Este año casi han coincidido dos festividades señaladas, el Primero de Mayo, Día del Trabajo e, inmediatamente después, el Día de la Madre. ¿Cómo no pensar en la extenuante jornada de trabajo que desarrolla una madre para sacar adelante su empresa hogareña? Veinticuatro horas diarias de absoluta dedicación y disponibilidad, donde brillan por su ausencia el amparo sindical y los incentivos a la productividad; una carrera de obstáculos cuyo premio es el menosprecio social cotidiano y el descalabro en un mercado laboral, privado de expectativas. Las amas de casa han de pagar siempre un duro precio por su entrega a la educación de los hijos, sagrada misión familiar que la comunidad apenas reconoce y aún menos recompensa; ¿será porque apenas hay amos de casa todavía?

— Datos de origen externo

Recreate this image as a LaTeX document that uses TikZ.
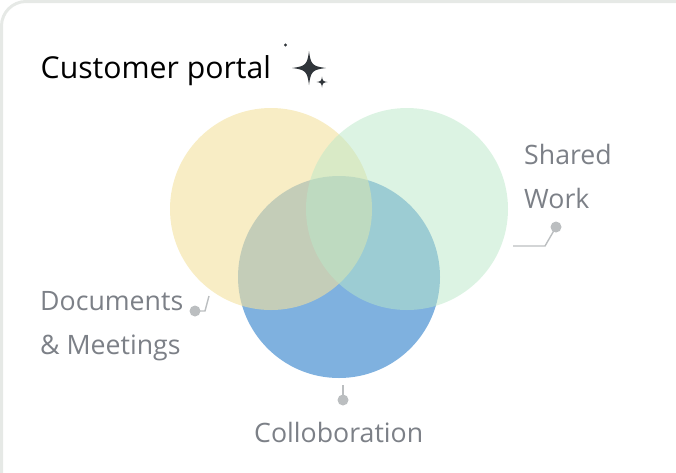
\documentclass[tikz,border=0pt]{standalone}
\usepackage{fontspec}
\setmainfont{Open Sans}
\usepackage{xcolor}
\usetikzlibrary{positioning}
\definecolor{cardline}{HTML}{E6E9E6}
\definecolor{labelgray}{HTML}{7C8087}
\definecolor{leadgray}{HTML}{BBBEC0}
\definecolor{sparkgray}{HTML}{30353A}
\definecolor{vennblue}{HTML}{7FB1DF}
\definecolor{venngreen}{HTML}{BAE8C8}
\definecolor{vennyellow}{HTML}{F3E19E}
\tikzset{
  vlabel/.style={anchor=base west,inner sep=0pt,text=labelgray,font=\fontsize{26.7}{27}\selectfont},
  vdot/.style={circle,fill=leadgray,inner sep=0pt,minimum size=11pt},
  vlead/.style={draw=leadgray,line width=1.4pt}
}
\newcommand{\sparkstar}[3]{%
  \fill[sparkgray] (#1,#2-#3) .. controls (#1+.1*#3,#2-.2*#3) and (#1+.2*#3,#2-.1*#3) .. (#1+#3,#2)
    .. controls (#1+.2*#3,#2+.1*#3) and (#1+.1*#3,#2+.2*#3) .. (#1,#2+#3)
    .. controls (#1-.1*#3,#2+.2*#3) and (#1-.2*#3,#2+.1*#3) .. (#1-#3,#2)
    .. controls (#1-.2*#3,#2-.1*#3) and (#1-.1*#3,#2-.2*#3) .. (#1,#2-#3) -- cycle;}
\begin{document}
\begin{tikzpicture}[x=1pt,y=-1pt]
  \useasboundingbox (0,0) rectangle (676,472);
  \begin{scope}
    \clip (0,0) rectangle (676,472);
    \draw[cardline,line width=3pt,rounded corners=24.5pt] (1.5,500) -- (1.5,1.5) -- (700,1.5);
  \end{scope}
  % circles
  \fill[vennblue] (339,277) circle (101);
  \fill[vennyellow,fill opacity=.6] (271,209) circle (101);
  \fill[venngreen,fill opacity=.5] (407,209) circle (101);
  % title
  \node[anchor=base west,inner sep=0pt,text=black,font=\fontsize{30.2}{30}\selectfont] (title) at (40.5,78) {Customer portal};
  \sparkstar{309}{68}{17}
  \sparkstar{322}{82}{5.5}
  \fill[sparkgray] (285.5,45) circle (1.7);
  % labels
  \node[vlabel] (docs) at (40,310) {Documents};
  \node[vlabel] (meet) at (40,354) {\& Meetings};
  \node[vlabel] (shared) at (524,164) {Shared};
  \node[vlabel] (work) at (524,208) {Work};
  \node[vlabel] (collab) at (254,442) {Colloboration};
  % leaders
  \node[vdot] (docsdot) at (195,311) {};
  \node[vdot] (shareddot) at (556,227) {};
  \node[vdot] (collabdot) at (343,400) {};
  \coordinate (docsa) at (205,311);
  \coordinate (docsb) at (209,296);
  \coordinate (shareda) at (545,246);
  \coordinate (sharedb) at (513,246);
  \coordinate (collaba) at (343,385);
  \draw[vlead] (docsdot.center) -- (docsa) -- (docsb);
  \draw[vlead] (shareddot.center) -- (shareda) -- (sharedb);
  \draw[vlead] (collabdot.center) -- (collaba);
\end{tikzpicture}
\end{document}
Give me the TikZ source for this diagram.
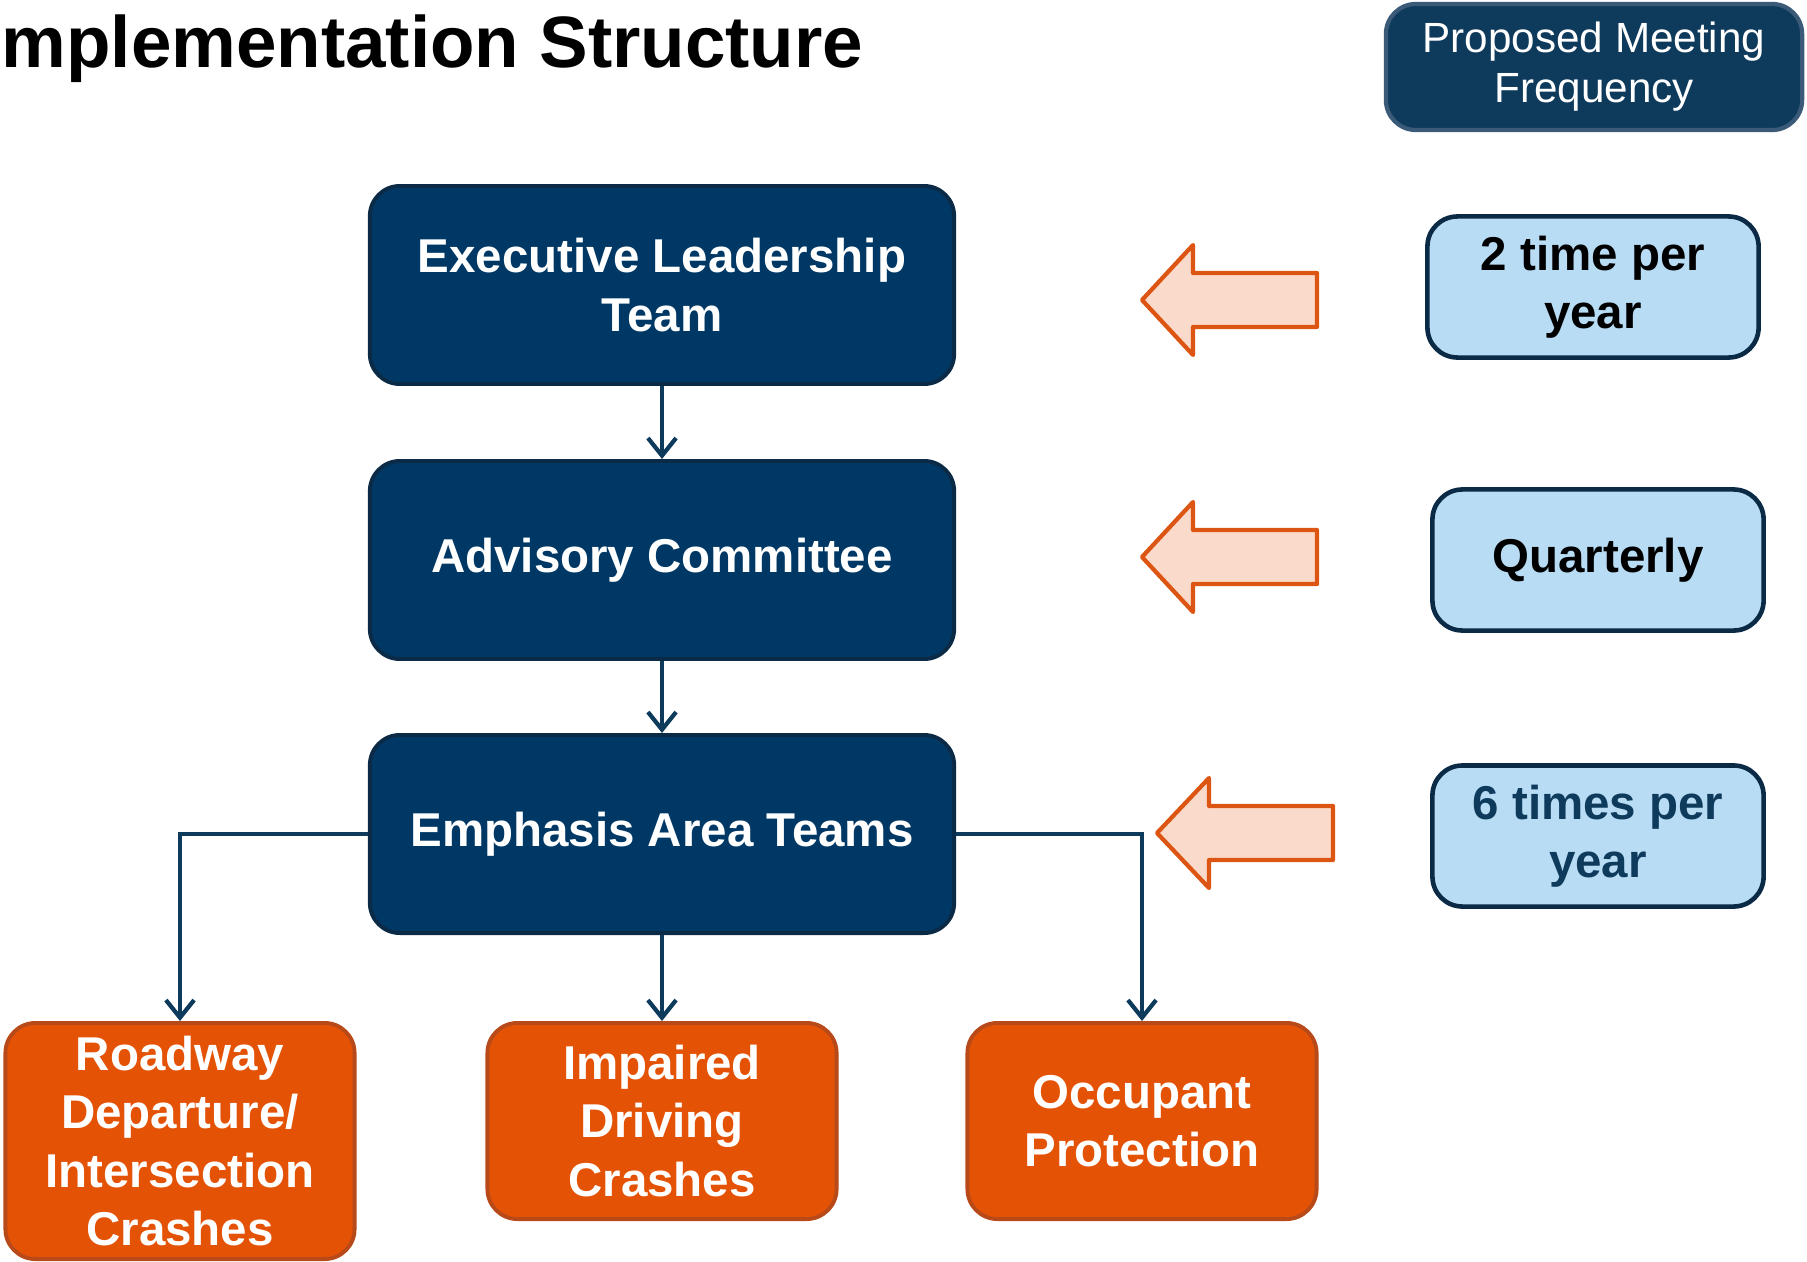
\documentclass[tikz,border=0pt]{standalone}
\usepackage{fontspec}
\setmainfont{Liberation Sans}
\usetikzlibrary{arrows.meta}

\definecolor{navyfill}{HTML}{003865}
\definecolor{navyline}{HTML}{0B2A45}
\definecolor{orangefill}{HTML}{E35205}
\definecolor{orangeline}{HTML}{B84A1A}
\definecolor{peachfill}{HTML}{FADBCB}
\definecolor{peachline}{HTML}{DD5512}
\definecolor{skyfill}{HTML}{B7DCF4}
\definecolor{linkcolor}{HTML}{0E3A5C}
\definecolor{headline}{HTML}{3A5A78}

\tikzset{
  bigfont/.style={font=\bfseries\fontsize{13.5}{16.6}\selectfont},
  navybox/.style={bigfont, draw=navyline, fill=navyfill, text=white, line width=1.1pt,
    rounded corners=3mm, minimum width=5.84cm, minimum height=1.98cm, align=center},
  orangebox/.style={bigfont, draw=orangeline, fill=orangefill, text=white, line width=1.1pt,
    rounded corners=3mm, minimum width=3.49cm, minimum height=1.96cm, align=center},
  freqbox/.style={bigfont, draw=navyline, fill=skyfill, line width=1.3pt,
    rounded corners=3mm, minimum width=3.31cm, minimum height=1.41cm, align=center},
  link/.style={draw=linkcolor, line width=1.2pt, -{Straight Barb[length=5pt,width=8pt]}}
}

% block arrow pointing left: tip x, tip y, head base x, tail x
\newcommand{\peacharrow}[4]{
\draw[fill=peachfill, draw=peachline, line width=1.2pt, line join=round]
(#1, #2) -- (#3, #2-55) -- (#3, #2-27) -- (#4, #2-27)
-- (#4, #2+27) -- (#3, #2+27) -- (#3, #2+55) -- cycle;
}

\begin{document}
\begin{tikzpicture}[x=0.01cm, y=-0.01cm]
\useasboundingbox (0,0) rectangle (1807,1261);

\node[anchor=base west, inner sep=0, font=\bfseries\fontsize{20.7}{25}\selectfont] (title) at (1,68) {mplementation Structure};

\node[draw=headline, fill=linkcolor, text=white, line width=1.2pt, rounded corners=3mm,
  minimum width=4.16cm, minimum height=1.26cm, align=center,
  font=\fontsize{12}{14.2}\selectfont] (head) at (1594,67) {Proposed Meeting\\Frequency};

\node[navybox] (elt) at (662,285) {Executive Leadership\\Team};
\node[navybox] (adv) at (662,560) {Advisory Committee};
\node[navybox] (eat) at (662,834) {Emphasis Area Teams};

\node[orangebox, minimum height=2.36cm] (rdi) at (180,1141) {Roadway\\Departure/\\Intersection\\Crashes};
\node[orangebox] (imp) at (662,1121) {Impaired\\Driving\\Crashes};
\node[orangebox] (occ) at (1142,1121) {Occupant\\Protection};

\node[freqbox] (twice) at (1593,287) {2 time per\\year};
\node[freqbox] (quart) at (1598,560) {Quarterly};
\node[freqbox, text=linkcolor] (six) at (1598,836) {6 times per\\year};

\draw[link] (elt) -- (adv);
\draw[link] (adv) -- (eat);
\draw[link] (eat) -- (imp);
\draw[link] (eat.west) -| (rdi.north);
\draw[link] (eat.east) -| (occ.north);

\peacharrow{1142}{300}{1193}{1317}
\peacharrow{1142}{557}{1193}{1317}
\peacharrow{1157}{833}{1209}{1333}

\end{tikzpicture}
\end{document}
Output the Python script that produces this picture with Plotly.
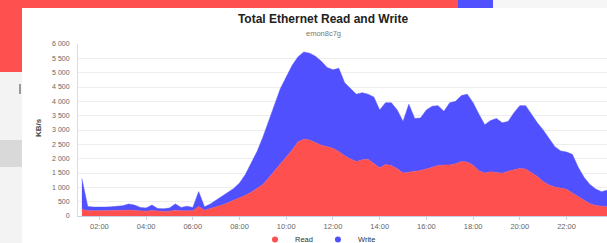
import pandas as pd
import plotly.graph_objects as go

# ---- data (KB/s, 15-minute samples starting 01:15) ----
start_time = "2024-01-01 01:15"
read_kbs = [230, 190, 180, 180, 180, 190, 190, 200, 210, 200,
            180, 170, 190, 170, 160, 170, 200, 180, 190, 180,
            330, 200, 260, 310, 380, 460, 540, 620, 720, 830,
            960, 1100, 1330, 1570, 1820, 2050, 2300, 2580, 2680, 2650,
            2550, 2470, 2420, 2360, 2250, 2100, 1990, 1900, 1960, 1980,
            1830, 1680, 1800, 1760, 1650, 1500, 1530, 1550, 1590, 1640,
            1710, 1760, 1780, 1780, 1820, 1900, 1880, 1770, 1580, 1500,
            1540, 1520, 1490, 1560, 1610, 1660, 1640, 1500, 1380, 1200,
            1080, 1010, 970, 930, 800, 680, 540, 430, 370, 340, 320]
write_kbs = [1070, 140, 130, 120, 130, 130, 140, 160, 210, 180,
             120, 110, 190, 90, 90, 110, 220, 120, 150, 120,
             520, 120, 160, 250, 300, 360, 420, 530, 730, 1020,
             1290, 1650, 1970, 2330, 2630, 2800, 2950, 2970, 3040, 3030,
             3020, 2930, 2760, 2740, 2900, 2550, 2460, 2350, 2340, 2270,
             2320, 2020, 2150, 2190, 2050, 1800, 2370, 1850, 1830, 2060,
             2120, 2090, 1870, 2170, 2180, 2300, 2370, 2180, 1970, 1680,
             1790, 1880, 1760, 1740, 1990, 2190, 2210, 2050, 1870, 1800,
             1620, 1410, 1300, 1300, 1350, 1020, 810, 670, 570, 510, 580]
series_names = ["Read", "Write"]
title_text = "Total Ethernet Read and Write"
subtitle_text = "emon8c7g"
y_title = "KB/s"

times = pd.date_range(start_time, periods=len(read_kbs), freq="15min")

# ---- layout geometry (pixels) ----
W, H = 607, 243
ML, MR, MT, MB = 78, 0, 44, 27
PW, PH = W - ML - MR, H - MT - MB


def px(x):
    return (x - ML) / PW


def py(y):
    return (H - MB - y) / PH


RED = "#ff5050"
BLUE = "#5050ff"
colors = [RED, BLUE]

fig = go.Figure()
for name, vals, col in zip(series_names, [read_kbs, write_kbs], colors):
    fig.add_trace(go.Scatter(x=times, y=vals, name=name, mode="lines",
                             stackgroup="one", line=dict(color=col, width=0.5),
                             fillcolor=col, showlegend=False))
# legend entries (round symbols, as in the reference)
for name, col in zip(series_names, colors):
    fig.add_trace(go.Scatter(x=[None], y=[None], name=name, mode="markers",
                             marker=dict(color=col, size=6, symbol="circle"),
                             showlegend=True))

shapes = [
    # page background around the chart panel
    dict(type="rect", xref="paper", yref="paper", x0=px(0), x1=px(458), y0=py(0), y1=py(8),
         fillcolor=RED, line=dict(width=0), layer="below"),
    dict(type="rect", xref="paper", yref="paper", x0=px(458), x1=px(493), y0=py(0), y1=py(8),
         fillcolor=BLUE, line=dict(width=0), layer="below"),
    dict(type="rect", xref="paper", yref="paper", x0=px(493), x1=px(607), y0=py(0), y1=py(8),
         fillcolor="#f6f6f6", line=dict(width=0), layer="below"),
    dict(type="rect", xref="paper", yref="paper", x0=px(0), x1=px(22), y0=py(0), y1=py(72),
         fillcolor=RED, line=dict(width=0), layer="below"),
    dict(type="rect", xref="paper", yref="paper", x0=px(0), x1=px(22), y0=py(72), y1=py(243),
         fillcolor="#f3f3f3", line=dict(width=0), layer="below"),
    dict(type="rect", xref="paper", yref="paper", x0=px(0), x1=px(22), y0=py(140), y1=py(167),
         fillcolor="#d9d9d9", line=dict(width=0), layer="below"),
    dict(type="rect", xref="paper", yref="paper", x0=px(19), x1=px(21), y0=py(84), y1=py(94),
         fillcolor="#9a9a9a", line=dict(width=0), layer="below"),
]

fig.update_layout(
    width=W, height=H,
    margin=dict(l=ML, r=MR, t=MT, b=MB, pad=0, autoexpand=False),
    paper_bgcolor="white", plot_bgcolor="white",
    font=dict(family="Liberation Sans, Arial, sans-serif", size=8, color="#666666"),
    separators=". ",
    showlegend=True,
    title=dict(text="<b>" + title_text + "</b>", x=323 / W, xref="container", xanchor="center",
               y=1 - 19 / H, yref="container", yanchor="middle",
               font=dict(size=12, color="#222222")),
    legend=dict(orientation="h", x=px(318), xanchor="center", y=py(225), yanchor="top",
                traceorder="normal",
                font=dict(size=7.5, color="#333333"), itemwidth=30, tracegroupgap=0,
                bgcolor="rgba(0,0,0,0)"),
    xaxis=dict(type="date", range=["2024-01-01 01:05", "2024-01-01 23:44"],
               tickformat="%H:%M", dtick=2 * 3600 * 1000, tick0="2024-01-01 00:00",
               showgrid=False, showline=True, linecolor="#c8d2e6", linewidth=1,
               ticks="outside", ticklen=3, tickcolor="#c8d2e6",
               tickfont=dict(size=7.5, color="#666666"), ticklabelstandoff=0),
    yaxis=dict(range=[0, 6000], dtick=500, tickformat=",d",
               showgrid=True, gridcolor="#eeeeee", gridwidth=1,
               showline=True, linecolor="#dddddd", linewidth=1,
               zeroline=False, ticks="", ticklabelstandoff=6,
               tickfont=dict(size=7, color="#666666")),
    shapes=shapes,
    annotations=[
        dict(text=subtitle_text, xref="paper", yref="paper", x=px(323), y=py(33),
             showarrow=False, font=dict(size=7.5, color="#777777"),
             xanchor="center", yanchor="middle"),
        dict(text="<b>" + y_title + "</b>", xref="paper", yref="paper", x=px(38), y=py(128),
             showarrow=False, textangle=-90, font=dict(size=8, color="#444444"),
             xanchor="center", yanchor="middle"),
    ],
)

fig.write_html("out.html", config={"displayModeBar": False},
               post_script="document.body.style.margin='0';document.body.style.overflow='hidden';")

El quehacer hogareño es el paradigma del trabajo no remunerado. Ni cuando se realiza, ni con posterioridad, a la hora de una jubilación sin derecho a pensión. A cambio de todas las privaciones que voluntariamente asumen las madres que optan por dar a sus hijos el máximo cuidado, a costa de un incierto paréntesis en su vida profesional, ni siquiera tienen asegurado el futuro a cuenta del amor filial, pues el vértigo de la existencia puede llevar muy lejos a sus retoños o imposibilitarles por muchos caminos para devolver siquiera una parte del inmenso amor que han recibido.

Cada día es más frecuente observar a miembros del género masculino enfrentados a labores hogareñas y a las insustituibles funciones educativas. Probablemente este sea el punto de partida para que alusiones despectivas y machistas, referidas a las tareas domésticas, sean borradas del léxico. Y también para que, de una vez por todas, el papel de quien realiza este trabajo obtenga la recompensa material e institucional que merece, como la que cualquier otro trabajador goza desde hace décadas.